The latest entry into this field—and thus far, the best—is the new Coburn-Burr-Hatch proposal, called the Patient Choice, Affordability, Responsibility, and Empowerment Act. (They abbreviate this as the “Patient CARE Act”; I’ll call it Coburn-Burr-Hatch, or CBH.)

CBH would repeal Obamacare, and replace it with a set of more market-oriented reforms. One key point right at the start: the authors “believe our proposal is roughly budget neutral over a decade.” That is to say, for all the reconfiguring it does to the health-care system, it doesn’t substantially reduce the deficit. It may modestly reduce the amount of federal spending and taxation. The Senate trio aims to have their proposal fiscally scored by an outside group of economists, most likely Doug Holtz-Eakin’s Center for Health and Economy.

While the plan would repeal Obamacare, it would preserve some of the law’s most popular features, such as its ban on lifetime limits on insurer payouts, and its requirement that insurers cover adult children younger than 27. It would replace Obamacare’s premium hike on young people, known as age-based community rating, with a more traditional 5:1 rating band.
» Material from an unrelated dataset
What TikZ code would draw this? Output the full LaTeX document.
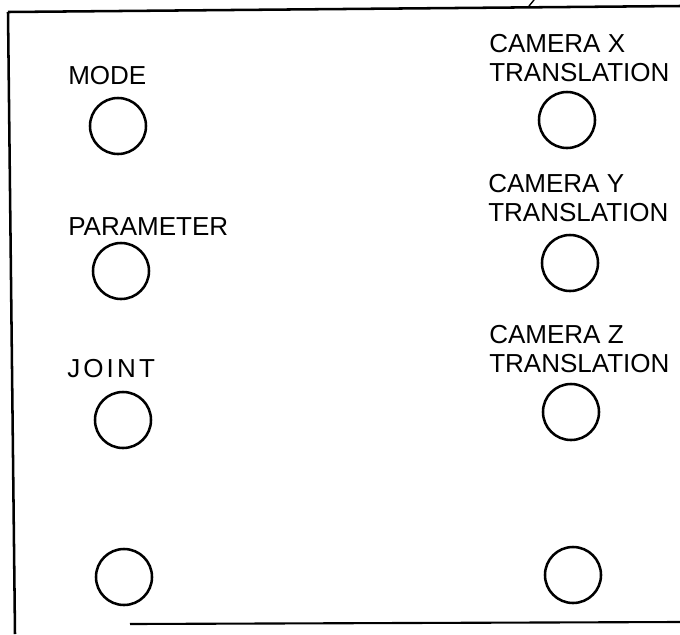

It wouldn’t maintain Obamacare’s individual mandate, nor its requirement that insurers offer coverage to everyone regardless of pre-existing health conditions. Instead, the plan would require insurers to make offers to everyone who has maintained “continuous coverage,” while aiding states in restoring the high-risk pools that served those who insurers won’t otherwise cover. Subsidy-eligible individuals who failed to sign up for a plan would be auto-enrolled in one priced at the same level as the subsidy for which they qualified.

The proposal would do some things highly popular on the right. It would encourage medical malpractice reform by “adopting or incentivizing states to adopt a range of solutions to tackle the problem of junk lawsuits and defensive medicine.” It would strive to expand price transparency and the supply of physicians.

Most importantly, the CBH plan would make substantial changes to the tax exclusion for employer-sponsored coverage, in order to fund subsidies for the uninsured. “Our proposal caps the tax exclusion for employee’s health coverage at 65 percent of an average plan’s cost” today, and then grows the cap at the rate of the Consumer Price Index—a common measure of inflation—plus one percent (CPI+1%).